Long time no see. Yeah I know. Anyway, I was reading the summery of Fifty Shades Darker the movie and I was really struck by it. Can anyone as damaged as he ever hope to keep her? That is me. I'm so damaged can I ever hope to keep Joe. I think we'll have as happy of an ending as Christian does though. Because he does have a happy ending. I just wish I had Christian's money not just his derangement. I mean not exactly the same derangement but I've got my own flavor. I'm trying so hard to find a new job. I've had like three job interviews but nothing has come of it! I had one job but just before I was to start they called and said that they didn't have an opening anymore because the girl that was quitting decided not to. I've had two other job interviews, one just went all right but the other one I thought went really well but I still haven't heard anything back. I'm so frustrated!

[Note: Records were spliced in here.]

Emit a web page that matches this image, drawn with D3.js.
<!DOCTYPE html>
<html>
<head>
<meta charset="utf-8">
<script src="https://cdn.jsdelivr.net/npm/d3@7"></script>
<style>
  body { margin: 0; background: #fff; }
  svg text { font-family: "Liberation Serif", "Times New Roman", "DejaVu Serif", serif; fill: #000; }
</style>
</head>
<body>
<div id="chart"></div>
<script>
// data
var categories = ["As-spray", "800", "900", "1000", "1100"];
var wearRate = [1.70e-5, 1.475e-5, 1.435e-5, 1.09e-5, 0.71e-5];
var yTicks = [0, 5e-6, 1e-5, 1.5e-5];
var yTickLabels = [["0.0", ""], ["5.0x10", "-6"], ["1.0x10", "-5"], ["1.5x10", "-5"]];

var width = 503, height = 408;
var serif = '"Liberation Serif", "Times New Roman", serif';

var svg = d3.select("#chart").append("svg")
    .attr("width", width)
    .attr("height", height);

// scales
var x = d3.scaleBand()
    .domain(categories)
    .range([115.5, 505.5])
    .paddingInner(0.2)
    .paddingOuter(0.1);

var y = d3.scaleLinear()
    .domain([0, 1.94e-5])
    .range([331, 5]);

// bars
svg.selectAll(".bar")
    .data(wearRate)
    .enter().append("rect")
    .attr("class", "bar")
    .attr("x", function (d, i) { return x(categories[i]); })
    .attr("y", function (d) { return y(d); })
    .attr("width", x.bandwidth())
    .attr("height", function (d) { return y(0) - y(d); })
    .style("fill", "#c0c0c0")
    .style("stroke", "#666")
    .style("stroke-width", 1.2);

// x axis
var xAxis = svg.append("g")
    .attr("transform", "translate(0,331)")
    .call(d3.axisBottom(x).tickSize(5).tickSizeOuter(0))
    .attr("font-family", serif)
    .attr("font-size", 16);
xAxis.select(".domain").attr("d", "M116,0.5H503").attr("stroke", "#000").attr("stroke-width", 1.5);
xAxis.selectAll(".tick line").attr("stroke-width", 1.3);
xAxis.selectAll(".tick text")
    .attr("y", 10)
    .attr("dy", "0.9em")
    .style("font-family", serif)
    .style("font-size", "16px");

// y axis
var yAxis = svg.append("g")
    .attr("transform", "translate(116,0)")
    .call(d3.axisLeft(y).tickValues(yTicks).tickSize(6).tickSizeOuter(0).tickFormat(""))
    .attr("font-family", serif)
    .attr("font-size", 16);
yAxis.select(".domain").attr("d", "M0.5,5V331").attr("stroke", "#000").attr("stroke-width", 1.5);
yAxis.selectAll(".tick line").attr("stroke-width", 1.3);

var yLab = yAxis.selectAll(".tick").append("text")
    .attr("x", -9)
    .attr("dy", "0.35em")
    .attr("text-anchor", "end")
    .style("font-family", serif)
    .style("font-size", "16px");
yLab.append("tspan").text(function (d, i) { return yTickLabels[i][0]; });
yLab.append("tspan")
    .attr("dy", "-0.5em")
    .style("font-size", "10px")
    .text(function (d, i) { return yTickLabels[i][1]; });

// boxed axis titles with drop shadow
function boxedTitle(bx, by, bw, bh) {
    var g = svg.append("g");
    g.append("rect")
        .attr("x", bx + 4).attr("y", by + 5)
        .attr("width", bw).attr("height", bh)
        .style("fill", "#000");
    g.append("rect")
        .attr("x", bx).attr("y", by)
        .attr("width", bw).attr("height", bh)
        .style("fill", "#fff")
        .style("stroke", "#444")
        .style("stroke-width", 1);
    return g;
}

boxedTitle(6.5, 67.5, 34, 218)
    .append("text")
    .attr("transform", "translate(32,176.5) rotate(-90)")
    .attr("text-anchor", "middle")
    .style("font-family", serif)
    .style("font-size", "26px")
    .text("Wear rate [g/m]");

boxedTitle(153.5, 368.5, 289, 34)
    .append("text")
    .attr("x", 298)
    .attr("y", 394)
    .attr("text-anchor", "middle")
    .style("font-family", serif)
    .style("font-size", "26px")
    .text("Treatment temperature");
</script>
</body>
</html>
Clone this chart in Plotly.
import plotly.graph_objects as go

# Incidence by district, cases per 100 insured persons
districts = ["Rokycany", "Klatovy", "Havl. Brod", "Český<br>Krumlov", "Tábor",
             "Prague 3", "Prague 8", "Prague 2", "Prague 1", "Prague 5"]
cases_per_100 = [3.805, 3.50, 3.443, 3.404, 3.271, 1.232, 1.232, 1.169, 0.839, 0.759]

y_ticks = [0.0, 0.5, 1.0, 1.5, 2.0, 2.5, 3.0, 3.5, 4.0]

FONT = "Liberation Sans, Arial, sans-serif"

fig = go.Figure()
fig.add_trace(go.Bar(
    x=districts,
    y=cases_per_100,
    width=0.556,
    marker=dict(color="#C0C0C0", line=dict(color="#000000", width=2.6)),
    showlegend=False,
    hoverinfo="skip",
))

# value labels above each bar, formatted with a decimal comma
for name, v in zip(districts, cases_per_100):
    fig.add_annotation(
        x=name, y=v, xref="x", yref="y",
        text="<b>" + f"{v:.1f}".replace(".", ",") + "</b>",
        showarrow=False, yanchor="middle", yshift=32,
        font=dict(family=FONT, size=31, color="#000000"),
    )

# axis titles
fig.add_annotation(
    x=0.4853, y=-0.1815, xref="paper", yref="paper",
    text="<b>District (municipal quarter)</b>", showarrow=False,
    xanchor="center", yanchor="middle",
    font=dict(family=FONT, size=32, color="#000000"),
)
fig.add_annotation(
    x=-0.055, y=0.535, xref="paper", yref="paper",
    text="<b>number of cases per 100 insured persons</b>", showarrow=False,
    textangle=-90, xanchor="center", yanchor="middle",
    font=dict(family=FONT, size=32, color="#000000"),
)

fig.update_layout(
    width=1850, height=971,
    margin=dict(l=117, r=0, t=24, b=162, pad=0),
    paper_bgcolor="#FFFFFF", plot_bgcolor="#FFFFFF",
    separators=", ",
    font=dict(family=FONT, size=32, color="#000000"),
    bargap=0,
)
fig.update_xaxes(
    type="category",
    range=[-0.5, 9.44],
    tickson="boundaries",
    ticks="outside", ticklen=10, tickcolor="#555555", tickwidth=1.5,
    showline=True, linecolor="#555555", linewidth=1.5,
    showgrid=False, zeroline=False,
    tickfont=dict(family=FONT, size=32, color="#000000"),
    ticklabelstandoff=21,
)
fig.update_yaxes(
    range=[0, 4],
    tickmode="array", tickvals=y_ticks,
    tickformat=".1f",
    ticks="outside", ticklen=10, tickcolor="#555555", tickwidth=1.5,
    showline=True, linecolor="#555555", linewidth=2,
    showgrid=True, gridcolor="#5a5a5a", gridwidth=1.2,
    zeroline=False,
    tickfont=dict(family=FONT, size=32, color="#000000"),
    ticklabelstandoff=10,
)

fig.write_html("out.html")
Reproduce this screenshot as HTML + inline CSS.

Monday, September 11, 2017

9-12-17

Sometime I feel like I can't breathe. I want a child so badly but I am afraid I am broken. I fear what getting pregnant and losing a child would do to me. It would be a high risk pregnancy I know it. With Joe's age combined with my health problems, I can't imagine how losing our child would destroy me. But I want a child badly. I mean I know it's not in the cards right now because of our money issues but I feel like a piece is missing. I have been reading stories and watching movies lately that all seem to feature babies and it causes more damage than it should. Because for all I know I am perfectly capable of having children I just haven't. I'm afraid that by the time we are able to financially Joe will have changed his mind.

Friday, September 8, 2017

9-08-17

A fight. This fight is special mostly because I didn't know we were having it until he said that he needed some space. I'm confident enough in our marriage to know that space does not mean anything close to separation or divorce but it still is upsetting because I feel like the subject of this fight is something that we have touched on before and it's nothing close to severe enough in my head to warrant this kind of reaction from him. I don't know. Anyway I'm unemployed and that kind of sucks but I'm working really hard to find a new job. It sucks because I feel like I'm letting him down. Our money situation is pretty stressful right now and I do think that is a big part of what is going on. I've been applying for jobs non-stop and I have been trying to get on unemployment as well. I have also put in another application for disability because I'm thinking that it might do me a lot of good to get out of the work force for a little while because of my anxiety levels. I can be a house wife for a little while.

Saturday, July 29, 2017

7-29-17

I still haven't quite made my peace with Chester Bennington's death. I'm so heartbroken that he felt compelled to choose suicide. It makes me glad that I was able to escape the clutches of depression. Maybe not without showing a little bit of self destructiveness but nothing so drastic. It hurts because I know people in that place, my own step son has been to that edge. It's a dark place.